死锁原因及死锁检测组件的实现

1 死锁形成的条件

死锁，是指多个线程或者进程在运行过程中因争夺有限的系统资源而造成的一种僵局，当进程或者线程处于这种僵持状态，若无外力作用，它们将无法再向前推进。如下图所示，线程 A 想获取线

程 B 的锁，线程 B 想获取线程 C 的锁，线程 C 想获取线程 D 的锁，线程 D 想获取线程 A 的。

锁，从而构建了一个资源获取环。

死锁的存在是因为有资源获取环的存在，所以只要能检测出资源获取环，就等同于检测出

死锁的存在。

2.死锁检测原理

死锁检测是计算机系统中的关键组件，用于检测和解决死锁问题，确保系统的正常运行。死锁检测组件的实现原理通常包括以下几个关键步骤：

1. 资源分配图构建：死锁检测通常基于资源分配图来进行。资源分配图是一个有向图，其中节点表示进程和资源，边表示资源的分配关系和请求关系。每个进程和资源都有对应的节点，并且有向边表示进程请求资源和释放资源的行为。

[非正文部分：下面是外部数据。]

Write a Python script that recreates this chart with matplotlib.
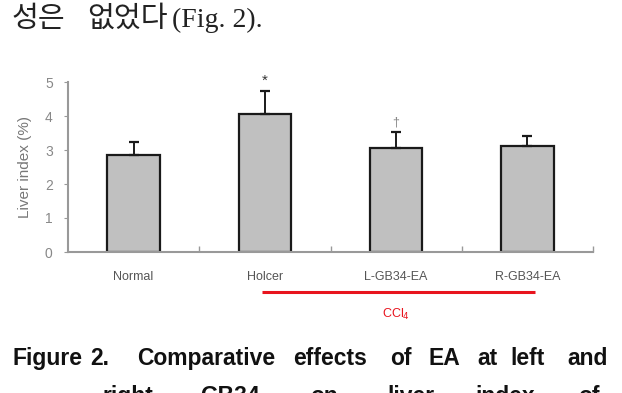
import matplotlib
matplotlib.use('Agg')
import matplotlib.pyplot as plt
import matplotlib.transforms as mtransforms

# data
groups = ['Normal', 'Holcer', 'L-GB34-EA', 'R-GB34-EA']
liver_index = [2.85, 4.06, 3.06, 3.12]
liver_sd = [0.38, 0.68, 0.47, 0.29]
marks = ['', '*', '\u2020', '']
ccl4_span = [0.98, 3.06]  # groups under the red CCl4 bar

W, H = 622, 393
fig = plt.figure(figsize=(W / 100, H / 100), dpi=100)
fig.patch.set_facecolor('white')

narrow = ['Liberation Sans Narrow', 'Liberation Sans', 'DejaVu Sans']

ax = fig.add_axes([68 / W, 1 - 252 / H, (593 - 68) / W, (252 - 82) / H])
x = list(range(len(groups)))
ax.bar(x, liver_index, width=0.40, color='#c0c0c0', edgecolor='#1a1a1a',
       linewidth=1.6, zorder=2)
ax.errorbar(x, liver_index, yerr=[[0] * len(x), liver_sd], fmt='none',
            ecolor='#1a1a1a', elinewidth=1.4, capsize=3.5, capthick=1.6, zorder=3)
for xi, v, s, m in zip(x, liver_index, liver_sd, marks):
    if m:
        ax.text(xi, v + s + 0.1, m, ha='center', va='bottom',
                fontsize=11 if m == '*' else 9,
                color='#333333' if m == '*' else '#888888', family=narrow)

ax.set_xlim(-0.5, 3.5)
ax.set_ylim(0, 5)
ax.set_yticks(range(6))
ax.set_xticks(x)
ax.set_xticklabels(groups, family=narrow, fontsize=9, color='#555555')
ax.set_xticks([0.5, 1.5, 2.5, 3.5], minor=True)
ax.tick_params(axis='x', which='major', length=0, pad=14)
ax.tick_params(axis='x', which='minor', direction='in', length=4,
               color='#999999', width=1)
ax.tick_params(axis='y', direction='out', length=3, color='#999999',
               labelcolor='#888888', labelsize=10, pad=8)
for lab in ax.get_yticklabels():
    lab.set_family(narrow)
ax.set_ylabel('Liver index (%)', family=narrow, fontsize=11, color='#777777',
              labelpad=9)
for side in ['top', 'right']:
    ax.spines[side].set_visible(False)
for side in ['left', 'bottom']:
    ax.spines[side].set_color('#999999')
    ax.spines[side].set_linewidth(1.5)

# red CCl4 bracket under the treated groups
trans = mtransforms.blended_transform_factory(ax.transData, ax.transAxes)
ax.plot(ccl4_span, [-0.235, -0.235], color='#e8141e', lw=2.2,
        transform=trans, clip_on=False, solid_capstyle='butt')
ax.text(2.0, -0.37, 'CCl$_4$', color='#e8141e', fontsize=9, ha='center',
        va='center', transform=trans, family=narrow)

# text of the page around the figure
fig.text(12 / W, 1 - 27 / H, '성은', fontsize=21, family='Noto Sans CJK KR',
         color='#222222', va='baseline')
fig.text(87 / W, 1 - 27 / H, '없었다', fontsize=21, family='Noto Sans CJK KR',
         color='#222222', va='baseline')
fig.text(172 / W, 1 - 27 / H, '(Fig. 2).', fontsize=20,
         family=['Liberation Serif', 'DejaVu Serif'], color='#222222',
         va='baseline')

line1 = [('Figure', 12), ('2.', 90), ('Comparative', 137), ('effects', 293),
         ('of', 390), ('EA', 428), ('at', 477), ('left', 510), ('and', 567)]
line2 = [('right', 103), ('GB34', 200), ('on', 310), ('liver', 387),
         ('index', 475), ('of', 578)]
for word, px in line1:
    fig.text(px / W, 1 - 365 / H, word, fontsize=16.5, fontweight='bold',
             family=narrow, color='#111111', va='baseline')
for word, px in line2:
    fig.text(px / W, 1 - 403 / H, word, fontsize=16.5, fontweight='bold',
             family=narrow, color='#111111', va='baseline')

fig.savefig('out.png', dpi=100)
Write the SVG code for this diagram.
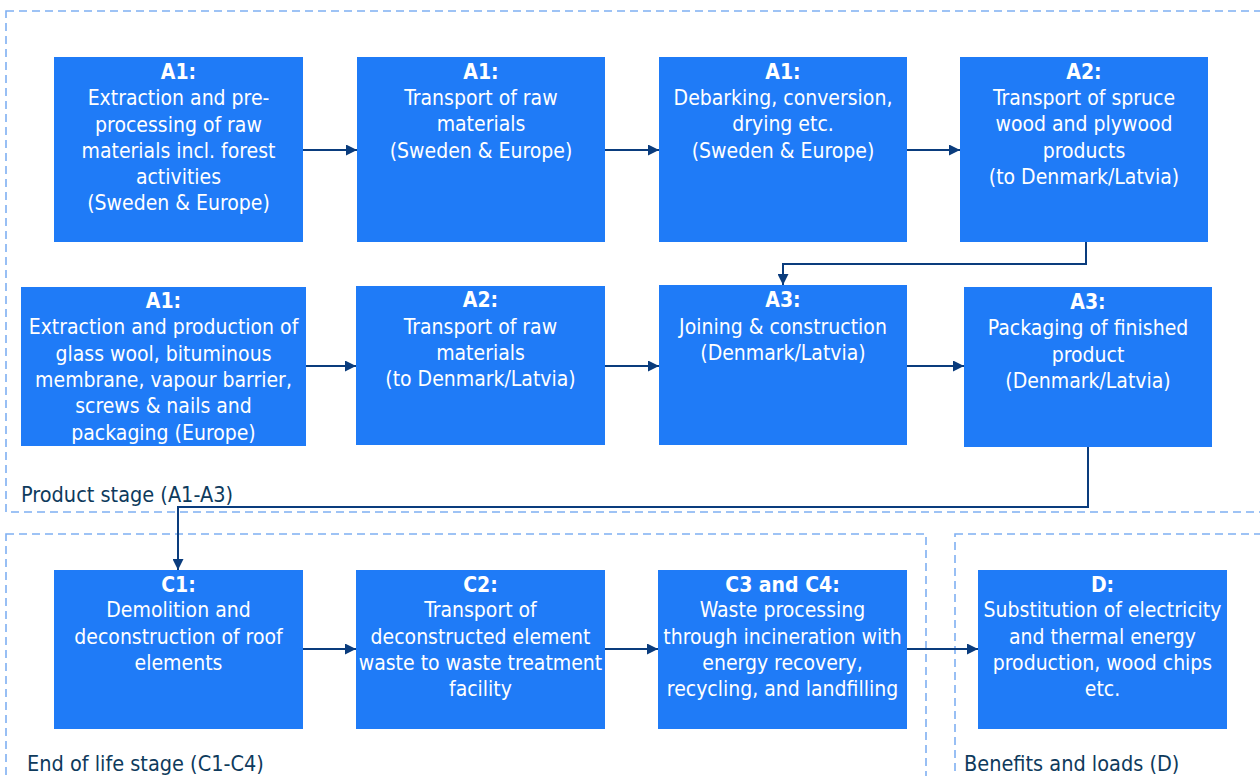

2. 图转化：将资源分配图转化为一种更容易分析的数据结构，通常是一个等待图（Wait-For Graph）或资源分配矩阵。等待图是资源分配图的简化版本，其中只包括等待关系。资源分配矩阵是一个矩阵，其中行代表进程，列代表资源，元素表示资源的分配情况。

3. 检测循环：通过分析等待图或资源分配矩阵，检测是否存在环路。如果存在环路，说明可能存在死锁。这是因为环路表示一组进程之间的资源请求和释放关系，它们彼此之间形成了一个循环，使得每个进程都无法继续执行。

4. 死锁恢复：如果检测到死锁，死锁检测组件可以采取不同的措施来解决死锁。这些措施包括终止某些进程以释放资源、回滚进程的状态、或者等待资源释放。

5. 周期性检测：死锁检测组件通常会定期运行，以便随时检测潜在的死锁情况。这样可以在早期阶段识别和处理死锁，以减小对系统的影响。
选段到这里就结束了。